Similar to notebooks, netbooks offer portability, but in an even more compact size. Netbooks feature nine- to 10-inch screens and weigh between two and three pounds. These computers, first created in the early 2000s, lack the CD-ROM tray that notebook computers have, allowing them to have a smaller size. The keyboard is likewise scaled down. While netbooks have a smaller footprint than notebooks, they also have less power than notebooks and desktops. But this presents its own advantage: Less power consumption means longer battery life.
Tablet PCs have had a surge in popularity since the inception of the Apple iPad in 2010. These portable computers have a flat design, as opposed to the clam shell format of netbooks and notebooks. They also use a capacitive touch screen and can be controlled with a stylus or fingers. Tablet PCs come in two types – a slate version and a convertible version. The slate, such as the iPad or the Motorola Xoom, features the typical flat style of a tablet PC; while convertible tablet PCs, such as the Asus Eee Transformer, can be attached to a keyboard dock, turning them into something resembling a notebook computer.
Smartphones and PDAs
Some of the smallest portable computers come in the forms of smartphones and PDAs. PDAs, short for personal digital assistants, have been around since the mid-1990s.
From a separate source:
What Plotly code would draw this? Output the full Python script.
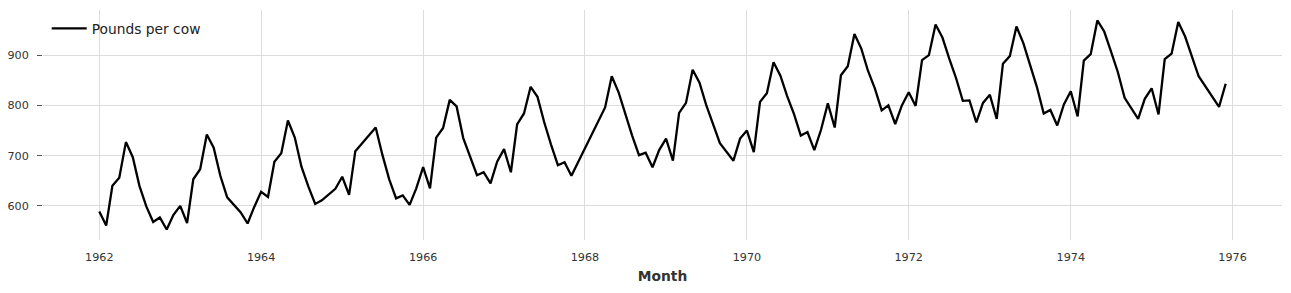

They act as handheld computers that combine several features, such as phone, fax, Internet connection and networking. They often use a stylus rather than a keyboard. Other names for PDAs include pocket computers, handheld computers or palmtops. Smartphones recently took on many of the PDA functions, cutting down on the need for separate cell phones and PDAs. Smartphones such as the Motorola Atrix and the Apple iPhone are being built with faster processors that make them more like small computers than phones.